Women in Science
Career development and progression
Video clip: Tamsin started at Oxford as an RCUK fellow in 2006 and described a ‘relatively straightforward course’ to professor.
So I was originally something called an RCUK fellow, which was a sort of tenure track position. So you were taken in and they were designed to recruit more junior people and you were given a slightly lower teaching load to begin with and then it ramped up over five years. And you were supposed to have more mentoring, more appraisals, more career support because it was supposed to be for people who were early in their career. And I certainly fell into that category. And then, so then after five years there was a review and I became a university lecturer as was, an associate professor as in new money, and then in what year, 2014, I was made Professor through the recognition of distinction exercise.
And how did you feel about that?
How did you feel about that?
Yes, no I was very pleased.

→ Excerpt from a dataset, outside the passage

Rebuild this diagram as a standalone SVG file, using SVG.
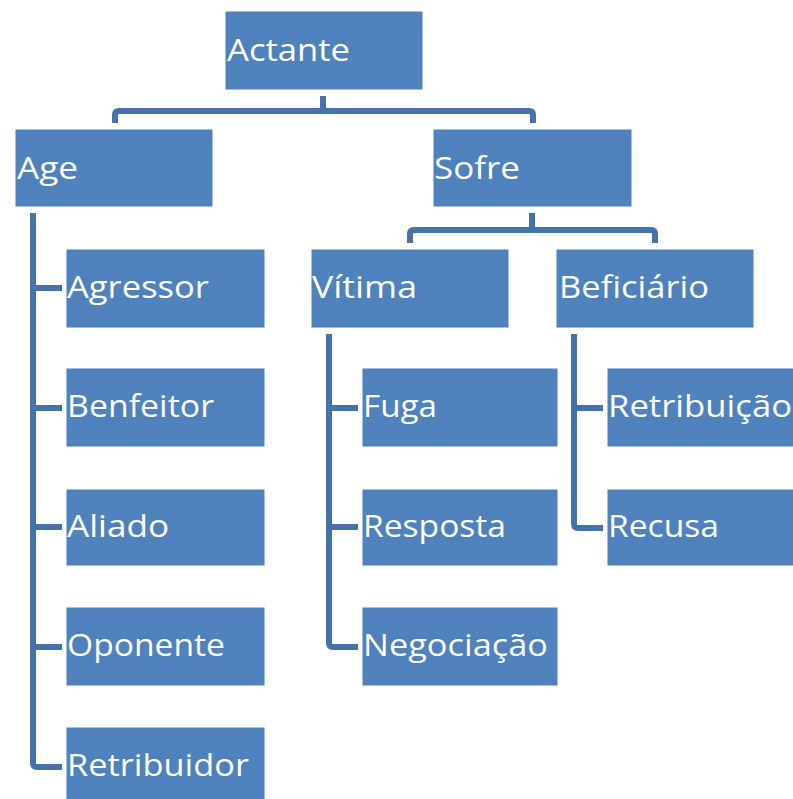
<svg xmlns="http://www.w3.org/2000/svg" width="793" height="799" viewBox="0 0 793 799">
<style>
.box{fill:#4F81BD;stroke:#fdfdfd;stroke-width:1}
.lbl{fill:#ffffff;font-family:"Open Sans","Liberation Sans",sans-serif;font-size:31px}
.con{fill:none;stroke:#4672AA;stroke-width:6;stroke-linejoin:round}
</style>
<rect width="793" height="799" fill="#ffffff"/>
<g id="connectors">
<path class="con" d="M323,96 V111 M115,123 V115 Q115,111 119,111 H529 Q533,111 533,115 V123"/>
<path class="con" d="M532,213 V230 M410,243 V234 Q410,230 414,230 H651 Q655,230 655,234 V243"/>
<path class="con" d="M33,213 V763 Q33,767 37,767 H62 M33,288 H62 M33,408 H62 M33,527 H62 M33,647 H62"/>
<path class="con" d="M329,334 V643 Q329,647 333,647 H358 M329,408 H358 M329,527 H358"/>
<path class="con" d="M574,334 V524 Q574,528 578,528 H603 M574,408 H603"/>
</g>
<g id="actante"><rect class="box" x="225" y="11" width="198" height="79"/><text class="lbl" x="227" y="61" textLength="123" lengthAdjust="spacingAndGlyphs">Actante</text></g>
<g id="age"><rect class="box" x="15" y="129" width="198" height="78"/><text class="lbl" x="17" y="179" textLength="61" lengthAdjust="spacingAndGlyphs">Age</text></g>
<g id="sofre"><rect class="box" x="433" y="129" width="199" height="78"/><text class="lbl" x="434" y="179" textLength="86" lengthAdjust="spacingAndGlyphs">Sofre</text></g>
<g id="agressor"><rect class="box" x="66" y="249" width="199" height="79"/><text class="lbl" x="67" y="298" textLength="142" lengthAdjust="spacingAndGlyphs">Agressor</text></g>
<g id="benfeitor"><rect class="box" x="66" y="368" width="199" height="79"/><text class="lbl" x="67" y="417" textLength="147" lengthAdjust="spacingAndGlyphs">Benfeitor</text></g>
<g id="aliado"><rect class="box" x="66" y="489" width="199" height="77"/><text class="lbl" x="67" y="537" textLength="102" lengthAdjust="spacingAndGlyphs">Aliado</text></g>
<g id="oponente"><rect class="box" x="66" y="607" width="199" height="79"/><text class="lbl" x="67" y="656" textLength="158" lengthAdjust="spacingAndGlyphs">Oponente</text></g>
<g id="retribuidor"><rect class="box" x="66" y="727" width="199" height="79"/><text class="lbl" x="67" y="776" textLength="182" lengthAdjust="spacingAndGlyphs">Retribuidor</text></g>
<g id="vitima"><rect class="box" x="311" y="249" width="198" height="79"/><text class="lbl" x="312" y="298" textLength="105" lengthAdjust="spacingAndGlyphs">Vítima</text></g>
<g id="beficiario"><rect class="box" x="556" y="249" width="198" height="79"/><text class="lbl" x="559" y="298" textLength="150" lengthAdjust="spacingAndGlyphs">Beficiário</text></g>
<g id="fuga"><rect class="box" x="362" y="368" width="196" height="79"/><text class="lbl" x="363" y="417" textLength="74" lengthAdjust="spacingAndGlyphs">Fuga</text></g>
<g id="resposta"><rect class="box" x="362" y="489" width="196" height="77"/><text class="lbl" x="363" y="537" textLength="143" lengthAdjust="spacingAndGlyphs">Resposta</text></g>
<g id="negociacao"><rect class="box" x="362" y="607" width="196" height="79"/><text class="lbl" x="363" y="656" textLength="185" lengthAdjust="spacingAndGlyphs">Negociação</text></g>
<g id="retribuicao"><rect class="box" x="607" y="368" width="190" height="79"/><text class="lbl" x="608" y="417" textLength="184" lengthAdjust="spacingAndGlyphs">Retribuição</text></g>
<g id="recusa"><rect class="box" x="607" y="489" width="190" height="77"/><text class="lbl" x="608" y="537" textLength="111" lengthAdjust="spacingAndGlyphs">Recusa</text></g>
</svg>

I mean it’s a funny career structure here it doesn’t necessarily map onto everywhere else in the UK but yes, I was, I worked, I was very pleased. It was nice to feel that I was recognised in that way.
I mean it sounds like you, I mean you, you finished your PhD and then you got the Fellowship and then you moved the Fellowship here, and, which, which it sounds like you’ve had a straightforward course. Would you agree with that?
I think , yes I think I have. I have had a relatively straightforward course. And I always think about this when I didn’t have that, I didn’t have much of that period of uncertainty which many people have in that transition between PhD and getting a permanent position. So I had little bits of it with the Fellowship was four years, but I didn’t have what some people have where they have kind of a year of funding here, and two years there and they’re expected to show a lot of geographical mobility.